=== Given instruction ===
Report every line in the listing that contains the string "Rebuild".
══ Record list
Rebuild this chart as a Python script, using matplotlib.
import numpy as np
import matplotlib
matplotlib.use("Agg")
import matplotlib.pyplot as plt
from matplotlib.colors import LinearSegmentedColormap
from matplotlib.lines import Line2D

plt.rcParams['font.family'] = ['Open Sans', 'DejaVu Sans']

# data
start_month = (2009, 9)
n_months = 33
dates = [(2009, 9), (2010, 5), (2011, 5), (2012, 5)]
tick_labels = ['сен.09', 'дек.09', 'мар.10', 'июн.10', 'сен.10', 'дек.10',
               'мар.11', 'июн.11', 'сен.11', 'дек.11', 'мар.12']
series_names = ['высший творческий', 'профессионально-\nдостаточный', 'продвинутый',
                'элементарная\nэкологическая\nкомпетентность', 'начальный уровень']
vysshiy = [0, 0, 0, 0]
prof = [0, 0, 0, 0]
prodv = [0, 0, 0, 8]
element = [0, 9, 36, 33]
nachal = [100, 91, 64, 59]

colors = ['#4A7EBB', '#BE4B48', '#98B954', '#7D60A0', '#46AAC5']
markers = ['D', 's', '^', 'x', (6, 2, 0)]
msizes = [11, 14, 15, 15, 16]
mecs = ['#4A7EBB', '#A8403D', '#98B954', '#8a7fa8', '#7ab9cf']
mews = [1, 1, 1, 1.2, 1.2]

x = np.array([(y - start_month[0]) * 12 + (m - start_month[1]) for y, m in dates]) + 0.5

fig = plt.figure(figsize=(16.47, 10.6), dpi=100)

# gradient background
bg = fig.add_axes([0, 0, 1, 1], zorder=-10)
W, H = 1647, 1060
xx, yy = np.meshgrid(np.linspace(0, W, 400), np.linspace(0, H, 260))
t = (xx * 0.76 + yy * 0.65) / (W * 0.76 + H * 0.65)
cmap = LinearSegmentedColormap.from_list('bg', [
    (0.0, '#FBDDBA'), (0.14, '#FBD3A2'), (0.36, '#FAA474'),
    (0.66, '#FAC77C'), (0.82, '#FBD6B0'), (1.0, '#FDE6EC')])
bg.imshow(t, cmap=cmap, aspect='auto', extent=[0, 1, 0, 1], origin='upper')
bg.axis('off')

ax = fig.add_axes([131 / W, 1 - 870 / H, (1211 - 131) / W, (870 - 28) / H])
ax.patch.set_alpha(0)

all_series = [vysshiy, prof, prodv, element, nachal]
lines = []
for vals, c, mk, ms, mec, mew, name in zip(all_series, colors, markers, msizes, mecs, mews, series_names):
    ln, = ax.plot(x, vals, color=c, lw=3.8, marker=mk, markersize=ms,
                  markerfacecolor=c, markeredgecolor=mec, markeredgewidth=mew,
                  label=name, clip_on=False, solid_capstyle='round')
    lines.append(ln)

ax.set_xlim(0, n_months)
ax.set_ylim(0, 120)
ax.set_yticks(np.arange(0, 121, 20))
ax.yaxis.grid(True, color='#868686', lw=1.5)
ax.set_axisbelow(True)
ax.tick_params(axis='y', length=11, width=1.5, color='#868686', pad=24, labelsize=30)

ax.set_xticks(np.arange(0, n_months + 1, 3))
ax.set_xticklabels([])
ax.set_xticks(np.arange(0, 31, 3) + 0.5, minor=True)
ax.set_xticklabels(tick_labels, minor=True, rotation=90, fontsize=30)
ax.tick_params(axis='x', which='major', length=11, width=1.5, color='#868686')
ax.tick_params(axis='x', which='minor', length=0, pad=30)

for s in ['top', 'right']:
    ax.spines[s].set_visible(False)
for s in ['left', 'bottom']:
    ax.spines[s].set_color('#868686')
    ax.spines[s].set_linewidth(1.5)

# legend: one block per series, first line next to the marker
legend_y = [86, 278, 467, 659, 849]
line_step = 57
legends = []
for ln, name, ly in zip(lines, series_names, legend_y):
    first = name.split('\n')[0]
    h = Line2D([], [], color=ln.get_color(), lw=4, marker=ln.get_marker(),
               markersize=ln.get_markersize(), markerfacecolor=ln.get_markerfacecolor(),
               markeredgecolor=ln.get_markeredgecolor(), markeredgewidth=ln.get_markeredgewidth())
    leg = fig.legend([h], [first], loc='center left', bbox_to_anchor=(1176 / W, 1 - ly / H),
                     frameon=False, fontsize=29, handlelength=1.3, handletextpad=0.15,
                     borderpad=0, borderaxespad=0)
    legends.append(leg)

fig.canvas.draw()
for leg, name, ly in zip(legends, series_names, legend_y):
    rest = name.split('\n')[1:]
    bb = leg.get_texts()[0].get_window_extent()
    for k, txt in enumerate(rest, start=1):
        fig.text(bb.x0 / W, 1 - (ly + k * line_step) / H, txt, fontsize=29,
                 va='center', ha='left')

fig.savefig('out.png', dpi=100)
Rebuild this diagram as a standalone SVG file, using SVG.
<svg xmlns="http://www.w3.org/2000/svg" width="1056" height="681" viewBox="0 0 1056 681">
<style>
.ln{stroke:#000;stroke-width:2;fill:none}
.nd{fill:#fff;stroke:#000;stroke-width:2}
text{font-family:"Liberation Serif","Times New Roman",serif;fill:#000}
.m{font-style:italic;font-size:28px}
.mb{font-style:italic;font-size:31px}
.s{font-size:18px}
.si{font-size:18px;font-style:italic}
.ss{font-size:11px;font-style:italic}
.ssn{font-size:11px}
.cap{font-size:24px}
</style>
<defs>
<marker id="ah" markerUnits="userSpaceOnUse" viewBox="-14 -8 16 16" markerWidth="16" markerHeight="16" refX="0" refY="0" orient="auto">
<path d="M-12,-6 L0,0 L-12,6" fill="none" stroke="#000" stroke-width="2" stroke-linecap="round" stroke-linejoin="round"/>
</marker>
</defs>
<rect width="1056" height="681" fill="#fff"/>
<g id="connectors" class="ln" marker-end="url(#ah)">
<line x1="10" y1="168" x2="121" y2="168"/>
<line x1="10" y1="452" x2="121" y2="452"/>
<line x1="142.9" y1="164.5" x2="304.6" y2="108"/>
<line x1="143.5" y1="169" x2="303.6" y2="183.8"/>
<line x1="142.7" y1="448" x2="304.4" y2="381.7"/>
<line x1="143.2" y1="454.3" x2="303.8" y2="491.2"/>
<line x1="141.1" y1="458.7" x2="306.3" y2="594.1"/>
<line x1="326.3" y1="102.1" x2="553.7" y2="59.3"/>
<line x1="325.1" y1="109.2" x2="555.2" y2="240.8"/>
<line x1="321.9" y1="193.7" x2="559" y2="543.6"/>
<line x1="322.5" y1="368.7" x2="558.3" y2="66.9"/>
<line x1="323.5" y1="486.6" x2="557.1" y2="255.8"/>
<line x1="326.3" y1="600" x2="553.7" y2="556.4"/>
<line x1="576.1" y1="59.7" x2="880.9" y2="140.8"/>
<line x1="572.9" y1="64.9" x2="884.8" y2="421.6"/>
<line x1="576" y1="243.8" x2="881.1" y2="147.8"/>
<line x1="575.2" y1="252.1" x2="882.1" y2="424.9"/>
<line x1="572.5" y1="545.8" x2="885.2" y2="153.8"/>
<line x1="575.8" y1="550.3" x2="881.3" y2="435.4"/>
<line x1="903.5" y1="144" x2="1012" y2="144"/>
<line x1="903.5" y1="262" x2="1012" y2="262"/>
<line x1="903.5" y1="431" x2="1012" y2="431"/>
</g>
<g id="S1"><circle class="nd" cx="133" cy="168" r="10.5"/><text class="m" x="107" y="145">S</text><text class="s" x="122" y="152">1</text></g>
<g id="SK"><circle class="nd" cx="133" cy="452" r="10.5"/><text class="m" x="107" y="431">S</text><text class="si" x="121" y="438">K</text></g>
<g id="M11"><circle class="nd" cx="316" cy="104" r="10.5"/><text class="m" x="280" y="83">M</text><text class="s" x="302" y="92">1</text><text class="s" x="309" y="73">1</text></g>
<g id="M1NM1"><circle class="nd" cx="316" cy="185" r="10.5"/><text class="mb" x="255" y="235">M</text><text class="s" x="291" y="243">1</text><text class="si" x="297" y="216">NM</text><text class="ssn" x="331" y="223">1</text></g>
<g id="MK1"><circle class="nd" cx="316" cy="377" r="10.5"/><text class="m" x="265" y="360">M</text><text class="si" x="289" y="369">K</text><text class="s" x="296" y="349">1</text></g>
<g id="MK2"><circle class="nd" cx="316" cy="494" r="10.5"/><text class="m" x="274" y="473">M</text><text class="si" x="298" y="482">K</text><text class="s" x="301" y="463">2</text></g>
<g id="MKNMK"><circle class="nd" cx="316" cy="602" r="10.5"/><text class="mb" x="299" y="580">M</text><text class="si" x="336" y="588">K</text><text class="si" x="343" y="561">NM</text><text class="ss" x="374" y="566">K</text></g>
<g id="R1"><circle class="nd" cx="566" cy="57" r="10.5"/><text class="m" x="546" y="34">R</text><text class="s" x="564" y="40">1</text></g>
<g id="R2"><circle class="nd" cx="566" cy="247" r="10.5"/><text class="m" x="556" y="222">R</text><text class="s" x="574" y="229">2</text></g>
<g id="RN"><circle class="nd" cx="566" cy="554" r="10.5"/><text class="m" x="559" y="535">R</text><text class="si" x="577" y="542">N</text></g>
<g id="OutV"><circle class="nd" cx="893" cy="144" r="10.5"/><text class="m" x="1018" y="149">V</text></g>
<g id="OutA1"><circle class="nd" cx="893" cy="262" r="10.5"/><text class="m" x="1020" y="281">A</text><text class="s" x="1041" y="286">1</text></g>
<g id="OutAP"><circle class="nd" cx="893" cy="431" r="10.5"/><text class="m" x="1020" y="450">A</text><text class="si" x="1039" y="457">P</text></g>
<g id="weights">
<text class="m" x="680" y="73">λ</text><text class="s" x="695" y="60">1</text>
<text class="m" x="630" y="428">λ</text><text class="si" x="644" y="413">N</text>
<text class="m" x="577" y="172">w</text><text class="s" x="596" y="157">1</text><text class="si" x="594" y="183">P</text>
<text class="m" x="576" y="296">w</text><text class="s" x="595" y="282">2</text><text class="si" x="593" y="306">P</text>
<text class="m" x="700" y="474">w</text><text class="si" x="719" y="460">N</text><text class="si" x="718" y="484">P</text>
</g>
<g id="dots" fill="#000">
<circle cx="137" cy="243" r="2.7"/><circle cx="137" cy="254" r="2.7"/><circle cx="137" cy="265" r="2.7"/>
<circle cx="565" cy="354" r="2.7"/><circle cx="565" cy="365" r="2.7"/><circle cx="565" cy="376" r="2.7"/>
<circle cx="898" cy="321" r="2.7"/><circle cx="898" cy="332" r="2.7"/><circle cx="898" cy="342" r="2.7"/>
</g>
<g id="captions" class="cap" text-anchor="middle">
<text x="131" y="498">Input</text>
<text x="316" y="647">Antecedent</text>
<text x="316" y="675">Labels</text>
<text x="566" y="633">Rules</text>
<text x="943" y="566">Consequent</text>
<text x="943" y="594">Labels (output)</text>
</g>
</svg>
════
=== Solution below ===
Rebuild this chart as a Python script, using matplotlib.
Rebuild this diagram as a standalone SVG file, using SVG.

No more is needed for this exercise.